Only familiar things can be stuffed into the mental category of the “known” and thereby lose their power to move us. When the mind is caught off guard, when it’s confronted by something that it can’t label, then there must be an opening onto direct apprehension. New ideas, sensations and mental landscapes all have a chance to slip through the cracks. Spurred on by this inspiration, I told Tim and Tommy one night during rehearsals that we should have certain songs - or at least, certain movements within our songs - which we never played the same way twice.

“We’ll just create the space for whatever wants to come through in the moment,” I said. “And then we’ve got to run with it - that’s the thing - even if it takes us to some scary places.”
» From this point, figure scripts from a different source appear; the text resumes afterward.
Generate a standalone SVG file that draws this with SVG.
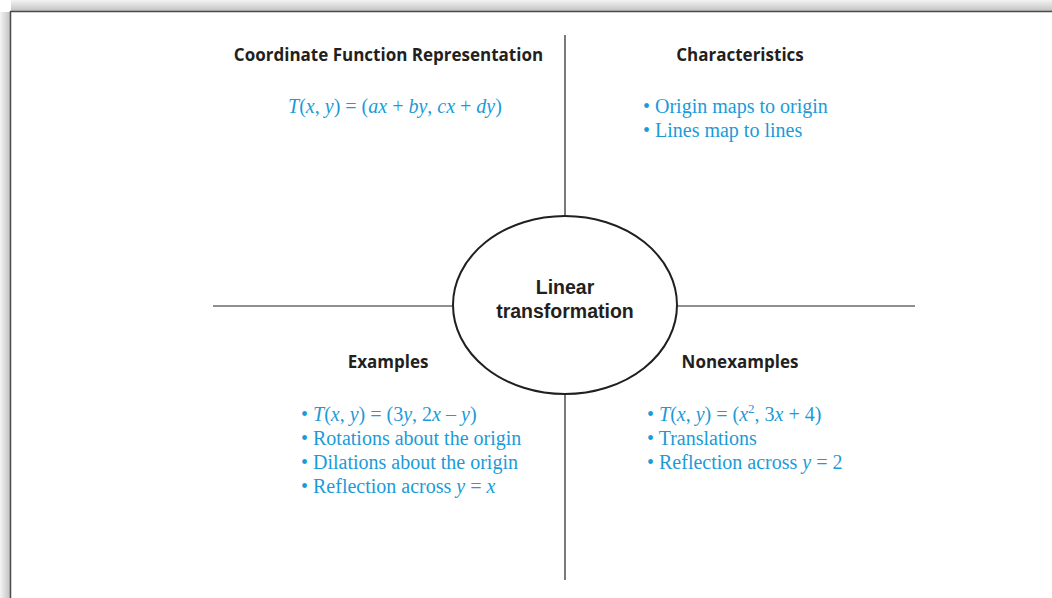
<svg xmlns="http://www.w3.org/2000/svg" width="1052" height="598" viewBox="0 0 1052 598">
<defs>
<linearGradient id="shL" x1="0" y1="0" x2="1" y2="0"><stop offset="0" stop-color="#f4f4f4"/><stop offset="1" stop-color="#bdbdbd"/></linearGradient>
<linearGradient id="shT" x1="0" y1="0" x2="0" y2="1"><stop offset="0" stop-color="#f4f4f4"/><stop offset="1" stop-color="#bdbdbd"/></linearGradient>
<style>
.h{font-family:"Open Sans","Liberation Sans",sans-serif;font-weight:bold;font-size:17px;fill:#231f20;text-anchor:middle}
.c{font-family:"Liberation Sans",Arial,sans-serif;font-weight:bold;font-size:19.5px;fill:#231f20;text-anchor:middle}
.b{font-family:"Liberation Serif","Times New Roman",serif;font-size:20px;fill:#1b9bd7}
.ln{stroke:#231f20;stroke-width:1.2;fill:none}
</style>
</defs>
<rect width="1052" height="598" fill="#ffffff"/>
<rect x="0" y="12" width="11" height="586" fill="url(#shL)"/>
<rect x="11" y="0" width="1041" height="12" fill="url(#shT)"/>
<line x1="10.5" y1="11" x2="10.5" y2="598" stroke="#4a4a4a" stroke-width="1.5"/>
<line x1="10" y1="11.5" x2="1052" y2="11.5" stroke="#4a4a4a" stroke-width="1.5"/>
<g id="connectors">
<line class="ln" x1="565" y1="35" x2="565" y2="216"/>
<line class="ln" x1="565" y1="394" x2="565" y2="580"/>
<line class="ln" x1="213" y1="306" x2="453" y2="306"/>
<line class="ln" x1="677" y1="306" x2="915" y2="306"/>
</g>
<g id="center">
<ellipse cx="565" cy="305" rx="112" ry="89" fill="#fff" stroke="#231f20" stroke-width="2"/>
<text class="c" x="565" y="294">Linear</text>
<text class="c" x="565" y="318">transformation</text>
</g>
<g id="coordinate">
<text class="h" x="388.5" y="61">Coordinate Function Representation</text>
<text class="b" x="395" y="113" text-anchor="middle"><tspan font-style="italic">T</tspan>(<tspan font-style="italic">x</tspan>, <tspan font-style="italic">y</tspan>) = (<tspan font-style="italic">ax</tspan> + <tspan font-style="italic">by</tspan>, <tspan font-style="italic">cx</tspan> + <tspan font-style="italic">dy</tspan>)</text>
</g>
<g id="characteristics">
<text class="h" x="740" y="61">Characteristics</text>
<text class="b" x="643" y="113">• Origin maps to origin</text>
<text class="b" x="643" y="137">• Lines map to lines</text>
</g>
<g id="examples">
<text class="h" x="388" y="368">Examples</text>
<text class="b" x="301" y="421">• <tspan font-style="italic">T</tspan>(<tspan font-style="italic">x</tspan>, <tspan font-style="italic">y</tspan>) = (3<tspan font-style="italic">y</tspan>, 2<tspan font-style="italic">x</tspan> – <tspan font-style="italic">y</tspan>)</text>
<text class="b" x="301" y="445">• Rotations about the origin</text>
<text class="b" x="301" y="469">• Dilations about the origin</text>
<text class="b" x="301" y="493">• Reflection across <tspan font-style="italic">y</tspan> = <tspan font-style="italic">x</tspan></text>
</g>
<g id="nonexamples">
<text class="h" x="740" y="368">Nonexamples</text>
<text class="b" x="647" y="421">• <tspan font-style="italic">T</tspan>(<tspan font-style="italic">x</tspan>, <tspan font-style="italic">y</tspan>) = (<tspan font-style="italic">x</tspan><tspan font-size="13" dy="-8">2</tspan><tspan dy="8">, 3</tspan><tspan font-style="italic">x</tspan> + 4)</text>
<text class="b" x="647" y="445">• Translations</text>
<text class="b" x="647" y="469">• Reflection across <tspan font-style="italic">y</tspan> = 2</text>
</g>
</svg>
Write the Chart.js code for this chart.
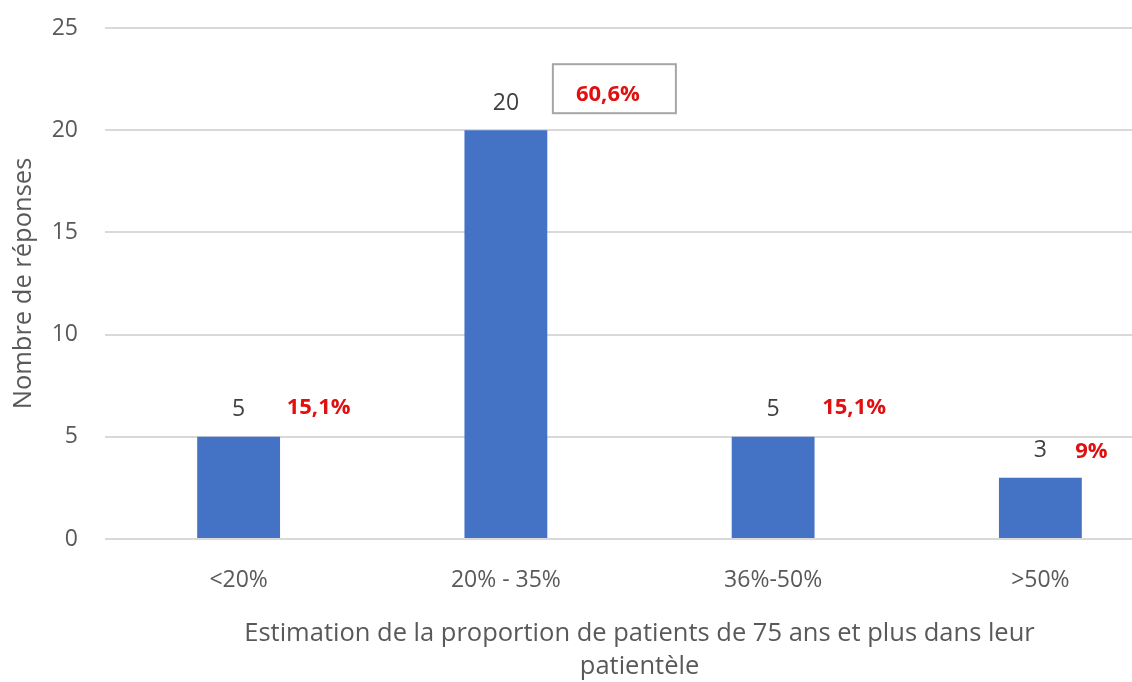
<!DOCTYPE html>
<html>
<head>
<meta charset="utf-8">
<script src="https://cdn.jsdelivr.net/npm/chart.js@4/dist/chart.umd.min.js"></script>
<style>
  html, body { margin: 0; padding: 0; background: #fff; overflow: hidden; }
  #wrap { width: 1180px; height: 682px; }
</style>
</head>
<body>
<div id="wrap"><canvas id="c" width="1180" height="682"></canvas></div>
<script>
"use strict";

// data
const categories = ["<20%", "20% - 35%", "36%-50%", ">50%"];
const counts = [5, 20, 5, 3];
const percentLabels = ["15,1%", "60,6%", "15,1%", "9%"];
const yTicks = [0, 5, 10, 15, 20, 25];

// where the red percent labels sit relative to the top of each bar
const pctOffsets = [{dx: 80, dy: -29}, {dx: 102, dy: -35}, {dx: 81, dy: -29}, {dx: 51, dy: -26}];
const boxedLabel = 1;

const FONT = "'Open Sans', sans-serif";

// draws the count above each bar and the red percent beside it
const barLabels = {
    id: "barLabels",
    afterDatasetsDraw(chart) {
        const ctx = chart.ctx;
        const meta = chart.getDatasetMeta(0);
        ctx.save();
        ctx.textAlign = "center";
        ctx.textBaseline = "middle";
        meta.data.forEach((bar, i) => {
            ctx.font = "23px " + FONT;
            ctx.fillStyle = "#404040";
            ctx.fillText(String(counts[i]), bar.x, bar.y - 27);

            const px = bar.x + pctOffsets[i].dx, py = bar.y + pctOffsets[i].dy;
            ctx.font = "bold 22px " + FONT;
            ctx.fillStyle = "#e01010";
            ctx.fillText(percentLabels[i], px, py);

            if (i === boxedLabel) {
                ctx.strokeStyle = "#a6a6a6";
                ctx.lineWidth = 2;
                ctx.strokeRect(px - 55, py - 31, 123, 49);
            }
        });
        ctx.restore();
    }
};

new Chart(document.getElementById("c"), {
    type: "bar",
    data: {
        labels: categories,
        datasets: [{
            label: "Nombre de réponses",
            data: counts,
            backgroundColor: "#4472c4",
            categoryPercentage: 1,
            barPercentage: 0.31
        }]
    },
    options: {
        responsive: false,
        animation: false,
        layout: { padding: { top: 28, right: 6, bottom: 0, left: 0 } },
        plugins: {
            legend: { display: false },
            tooltip: { enabled: false }
        },
        scales: {
            x: {
                grid: { display: false },
                border: { display: false },
                ticks: { color: "#595959", font: { family: FONT, size: 23 }, padding: 20 },
                title: {
                    display: true,
                    text: ["Estimation de la proportion de patients de 75 ans et plus dans leur", "patientèle"],
                    color: "#595959",
                    font: { family: FONT, size: 25.5, lineHeight: 1.29 },
                    padding: { top: 0, bottom: -1 }
                },
                afterFit(scale) { scale.height = 143; }
            },
            y: {
                min: 0,
                max: 25,
                afterBuildTicks(scale) { scale.ticks = yTicks.map(v => ({value: v})); },
                grid: { color: "#d9d9d9", lineWidth: 2, drawTicks: false },
                border: { display: false },
                ticks: { color: "#595959", font: { family: FONT, size: 23 }, padding: 27 },
                title: {
                    display: true,
                    text: "Nombre de réponses",
                    color: "#595959",
                    font: { family: FONT, size: 25.5 },
                    padding: { top: 8, bottom: 0 }
                },
                afterFit(scale) {
                    scale.width = 105;
                    // tick padding otherwise pushes the top of the plot down
                    scale.paddingTop = 0;
                    scale.paddingBottom = 0;
                }
            }
        }
    },
    plugins: [barLabels]
});
</script>
</body>
</html>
Inviting - and Promoting - the Unknown

Oftentimes, the most powerful art is as much a surprise to the artist as to the beholder. But this can only happen when the space is ready. If too much is planned then the spontaneous fire can't get through.

In Brandon's case, the approach worked in some ways because he was desperate enough to forsake safety and pursue the Muse at all costs. One of his earliest supportive critics wrote:

The band’s manager is off to my right, by the bar, weeping her eyes out at the sight of it all. One cocktail waitress is standing spellbound in the aisle, the forgotten platter of drinks in danger of slipping off of her shoulder. Brandon is soloing majestically behind the wall of his hair one moment and then telling us all about a ladyfriend of his who’d beaten cancer the next. You never know which way this guy is turning. It HAD to be utterly spontaneous; and yet his telepathic bandmates - Tommy Visconti on bass and Carlos Rodriguez on drums - respond to his every mad swerve as if this was all something that they’d rehearsed a dozen times over the night before.

The Aftermath

After the revolutionary fires of the '60s died down, the spontaneous fire found voice in pockets of the punk movement, in the erratic passion of Patti Smith, in the mind-bending free-form musical tapestries of Sonic Youth...

The dream-scapes that lie beneath the thresholds of reason will always seek release. Sometimes they find it; and. if we're really lucky, there will be artists who are awake enough to capture that Presence within their music.

Those tend to be the songs that we remember longest, the songs whose fire is made to endure the world longer than us.